The price increase came two days before the streaming giant's fourth-quarter earnings release , prompting investors to speculate about whether the company's subscriber trends are strong enough to encourage it to raise price or too slow that it has to increase the price to offset the weakness.
We "got a strong signal that subs are growing at/above management expectations as well," Todd Juenger, an analystat Bernstein, said in a note out on Tuesday.
"If sub trends were weak, we would expect at this point to observe other efforts, aimed at driving adoption. Not a substantial price increase."
Juenger has an "outperform" rating $421 price target 19% above where shares are trading Tuesday. Shares rallied 6% following the price-hike announcement.
And Eric Schiffer, CEO of the Patriarch Organization, a private investment firm agrees that Netflix's loyal consumers will embrace the price increase.

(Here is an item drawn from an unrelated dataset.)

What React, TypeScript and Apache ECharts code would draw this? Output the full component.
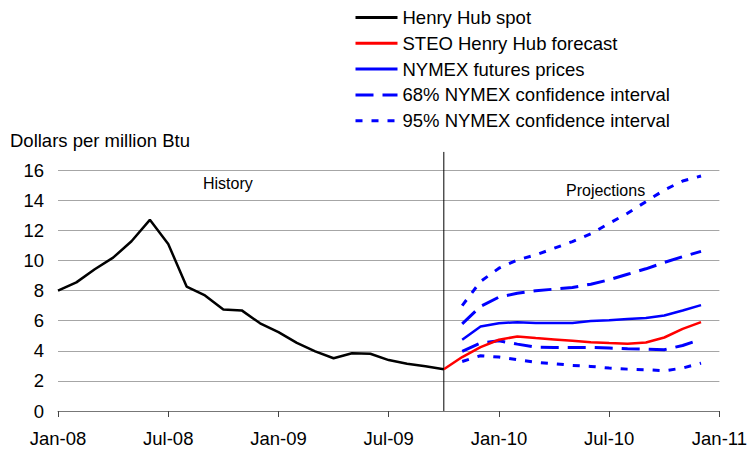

"This is not enough of an incremental price increase," Schiffer told Markets Insider. "That's not gonna horrify a large number of subscribers."
Schiffer added the price hike provides Netflix an opportunity to raise cash for its content spending.
To offset its negative cash flow, Netflix has been borrowing heavily to pay for content. In October, the company launched a $2 billion debt offering and has accumulated more than $10 billion of debt so far.
Netflix was up 60% in the past year.